• _Work to complete_
Scan the data for "that" and copy the lines it appears in.

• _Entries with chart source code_
........

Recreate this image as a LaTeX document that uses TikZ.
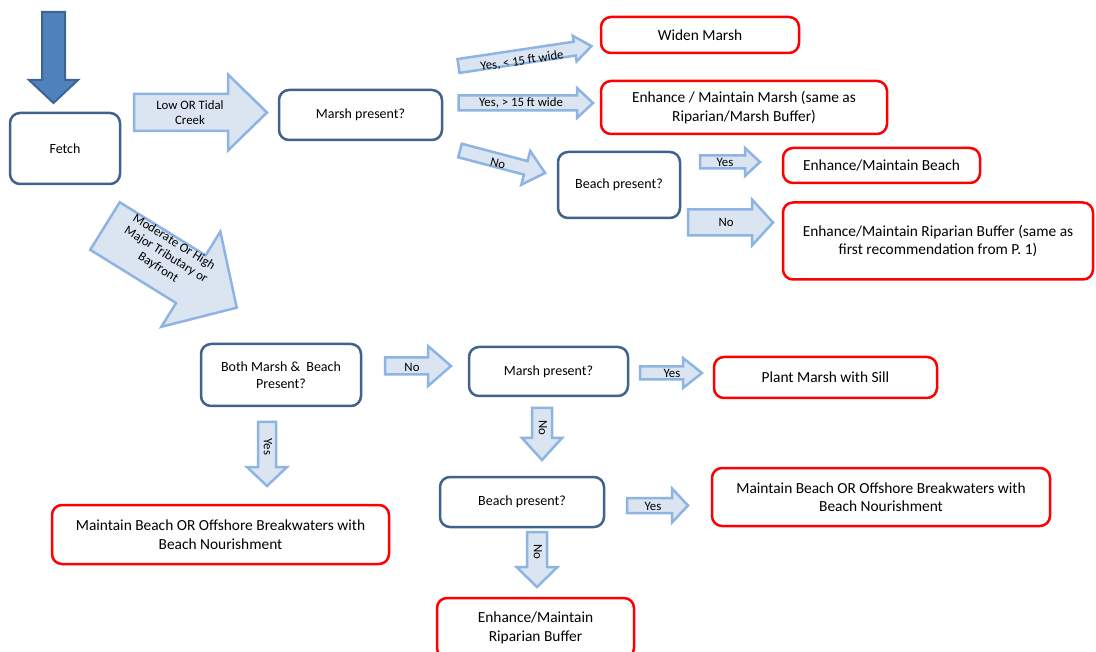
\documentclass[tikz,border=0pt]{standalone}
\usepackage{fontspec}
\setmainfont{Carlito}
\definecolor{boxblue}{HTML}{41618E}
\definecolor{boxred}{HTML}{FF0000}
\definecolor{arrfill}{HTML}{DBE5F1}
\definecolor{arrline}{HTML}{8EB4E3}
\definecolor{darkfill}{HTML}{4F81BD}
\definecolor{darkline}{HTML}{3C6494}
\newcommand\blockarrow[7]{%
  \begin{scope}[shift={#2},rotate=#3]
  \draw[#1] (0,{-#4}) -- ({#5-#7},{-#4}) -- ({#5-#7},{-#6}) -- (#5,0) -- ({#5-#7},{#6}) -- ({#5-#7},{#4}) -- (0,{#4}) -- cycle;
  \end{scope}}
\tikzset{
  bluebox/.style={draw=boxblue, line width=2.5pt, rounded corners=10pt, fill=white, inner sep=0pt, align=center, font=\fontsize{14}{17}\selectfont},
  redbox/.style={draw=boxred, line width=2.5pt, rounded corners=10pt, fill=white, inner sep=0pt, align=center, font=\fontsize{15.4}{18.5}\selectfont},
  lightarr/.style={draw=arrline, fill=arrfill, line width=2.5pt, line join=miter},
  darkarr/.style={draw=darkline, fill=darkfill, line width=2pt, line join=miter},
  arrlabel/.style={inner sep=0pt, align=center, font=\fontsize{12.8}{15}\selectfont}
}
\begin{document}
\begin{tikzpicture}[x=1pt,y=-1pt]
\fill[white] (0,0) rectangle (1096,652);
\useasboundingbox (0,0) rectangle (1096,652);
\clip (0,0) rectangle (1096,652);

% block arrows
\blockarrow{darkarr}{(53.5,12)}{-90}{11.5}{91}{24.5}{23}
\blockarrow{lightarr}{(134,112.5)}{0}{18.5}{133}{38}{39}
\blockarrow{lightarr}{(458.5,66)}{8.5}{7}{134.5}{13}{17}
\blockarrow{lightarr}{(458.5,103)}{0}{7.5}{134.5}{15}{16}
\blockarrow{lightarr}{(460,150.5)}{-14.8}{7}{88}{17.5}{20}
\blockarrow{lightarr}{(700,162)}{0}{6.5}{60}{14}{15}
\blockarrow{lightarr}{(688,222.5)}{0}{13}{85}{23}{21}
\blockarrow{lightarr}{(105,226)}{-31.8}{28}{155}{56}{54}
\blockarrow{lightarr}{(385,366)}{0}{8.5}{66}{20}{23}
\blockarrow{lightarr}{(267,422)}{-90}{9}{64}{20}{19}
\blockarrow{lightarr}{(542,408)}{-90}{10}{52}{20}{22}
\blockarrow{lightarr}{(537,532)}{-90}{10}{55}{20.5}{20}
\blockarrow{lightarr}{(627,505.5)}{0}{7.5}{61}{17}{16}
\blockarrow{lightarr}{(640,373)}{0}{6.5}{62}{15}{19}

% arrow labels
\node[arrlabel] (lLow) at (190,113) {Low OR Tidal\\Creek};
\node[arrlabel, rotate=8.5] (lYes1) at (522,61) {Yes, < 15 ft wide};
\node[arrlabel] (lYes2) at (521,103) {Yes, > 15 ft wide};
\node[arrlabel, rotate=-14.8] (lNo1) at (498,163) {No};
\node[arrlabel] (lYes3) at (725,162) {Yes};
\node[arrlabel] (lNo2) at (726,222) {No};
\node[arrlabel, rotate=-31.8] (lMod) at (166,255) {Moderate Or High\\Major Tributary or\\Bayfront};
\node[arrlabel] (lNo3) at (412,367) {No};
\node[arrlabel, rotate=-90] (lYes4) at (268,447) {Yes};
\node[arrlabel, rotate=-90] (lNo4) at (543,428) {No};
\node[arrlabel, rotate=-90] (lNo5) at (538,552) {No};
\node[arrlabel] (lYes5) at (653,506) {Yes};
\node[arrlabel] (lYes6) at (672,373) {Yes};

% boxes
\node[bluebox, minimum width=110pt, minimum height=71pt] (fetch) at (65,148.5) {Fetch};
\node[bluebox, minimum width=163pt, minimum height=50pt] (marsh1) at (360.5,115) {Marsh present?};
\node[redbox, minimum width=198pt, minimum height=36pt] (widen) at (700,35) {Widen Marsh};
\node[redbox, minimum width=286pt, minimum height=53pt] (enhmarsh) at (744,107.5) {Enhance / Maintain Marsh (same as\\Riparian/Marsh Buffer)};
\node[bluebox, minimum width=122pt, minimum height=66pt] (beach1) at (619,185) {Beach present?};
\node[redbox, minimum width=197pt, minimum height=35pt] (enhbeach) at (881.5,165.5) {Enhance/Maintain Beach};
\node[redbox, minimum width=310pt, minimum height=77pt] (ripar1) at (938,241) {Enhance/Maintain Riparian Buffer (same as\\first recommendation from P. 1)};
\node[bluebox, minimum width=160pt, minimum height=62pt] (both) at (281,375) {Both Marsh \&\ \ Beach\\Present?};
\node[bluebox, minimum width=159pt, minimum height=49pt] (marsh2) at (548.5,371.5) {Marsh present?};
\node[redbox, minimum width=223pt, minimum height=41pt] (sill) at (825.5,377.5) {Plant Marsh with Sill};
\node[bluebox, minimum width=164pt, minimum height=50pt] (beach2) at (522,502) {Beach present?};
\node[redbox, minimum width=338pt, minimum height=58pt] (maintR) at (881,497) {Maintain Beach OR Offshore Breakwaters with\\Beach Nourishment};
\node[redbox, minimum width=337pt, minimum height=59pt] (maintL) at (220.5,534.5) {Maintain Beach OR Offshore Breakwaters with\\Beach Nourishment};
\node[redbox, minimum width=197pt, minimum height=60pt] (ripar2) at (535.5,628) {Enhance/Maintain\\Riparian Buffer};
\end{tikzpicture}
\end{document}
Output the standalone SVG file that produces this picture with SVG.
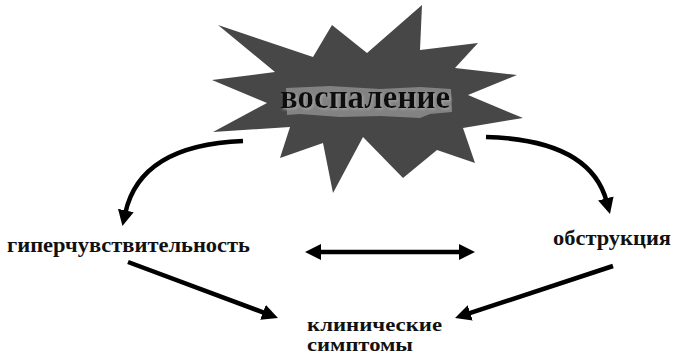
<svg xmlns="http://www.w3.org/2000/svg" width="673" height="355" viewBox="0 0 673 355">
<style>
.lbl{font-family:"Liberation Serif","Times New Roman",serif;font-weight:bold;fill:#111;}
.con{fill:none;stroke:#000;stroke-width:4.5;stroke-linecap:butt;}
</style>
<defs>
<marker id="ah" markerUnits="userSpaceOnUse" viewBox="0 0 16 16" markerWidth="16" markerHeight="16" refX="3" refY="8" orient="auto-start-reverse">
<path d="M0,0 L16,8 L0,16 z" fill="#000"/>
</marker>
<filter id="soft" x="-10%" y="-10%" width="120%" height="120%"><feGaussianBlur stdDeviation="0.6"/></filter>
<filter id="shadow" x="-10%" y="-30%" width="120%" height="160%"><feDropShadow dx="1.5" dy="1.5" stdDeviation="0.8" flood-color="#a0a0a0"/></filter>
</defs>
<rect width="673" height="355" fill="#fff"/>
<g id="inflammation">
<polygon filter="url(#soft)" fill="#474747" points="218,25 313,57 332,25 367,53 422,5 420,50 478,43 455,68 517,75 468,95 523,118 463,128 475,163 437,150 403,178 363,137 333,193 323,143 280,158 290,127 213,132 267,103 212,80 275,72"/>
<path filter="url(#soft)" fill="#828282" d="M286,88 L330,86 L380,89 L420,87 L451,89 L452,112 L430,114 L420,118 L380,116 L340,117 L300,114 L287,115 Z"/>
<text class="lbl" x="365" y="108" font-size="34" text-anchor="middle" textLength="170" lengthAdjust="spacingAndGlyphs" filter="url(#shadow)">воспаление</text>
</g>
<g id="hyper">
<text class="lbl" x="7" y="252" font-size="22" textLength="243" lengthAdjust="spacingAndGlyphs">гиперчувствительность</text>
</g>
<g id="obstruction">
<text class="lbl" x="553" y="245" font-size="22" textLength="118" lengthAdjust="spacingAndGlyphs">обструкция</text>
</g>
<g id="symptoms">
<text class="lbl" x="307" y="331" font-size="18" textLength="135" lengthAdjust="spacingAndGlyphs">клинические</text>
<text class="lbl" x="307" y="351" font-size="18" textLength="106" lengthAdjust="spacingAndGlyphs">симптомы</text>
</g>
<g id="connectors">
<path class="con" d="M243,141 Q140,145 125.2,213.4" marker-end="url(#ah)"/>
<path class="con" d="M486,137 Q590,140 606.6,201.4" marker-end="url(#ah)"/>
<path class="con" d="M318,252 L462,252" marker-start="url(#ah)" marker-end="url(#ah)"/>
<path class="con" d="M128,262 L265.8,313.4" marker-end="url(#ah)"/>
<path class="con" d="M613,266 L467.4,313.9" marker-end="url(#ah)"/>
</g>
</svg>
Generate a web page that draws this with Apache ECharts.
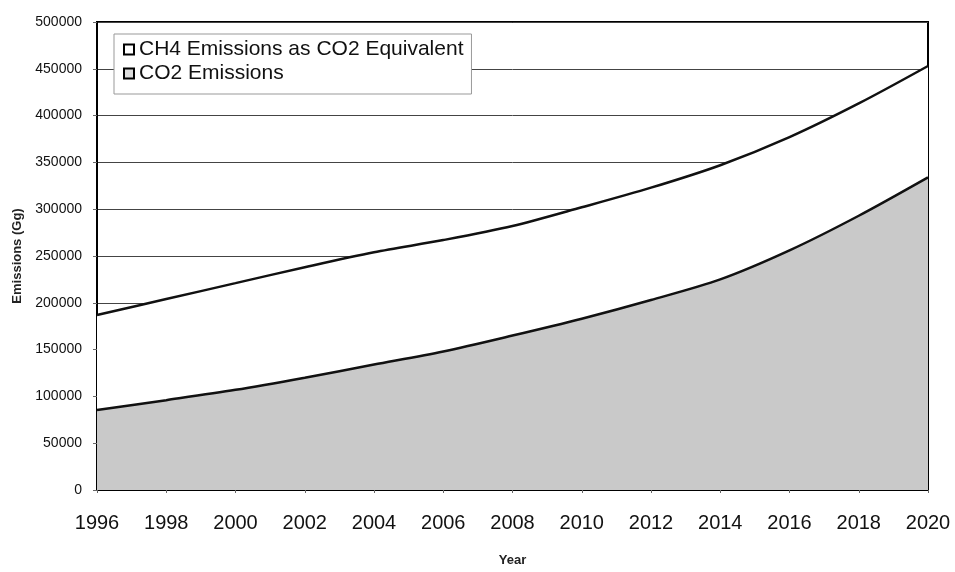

........

• _Correct output_
Recreate this image as a LaTeX document that uses TikZ.
Output the standalone SVG file that produces this picture with SVG.
Generate a web page that draws this with Apache ECharts.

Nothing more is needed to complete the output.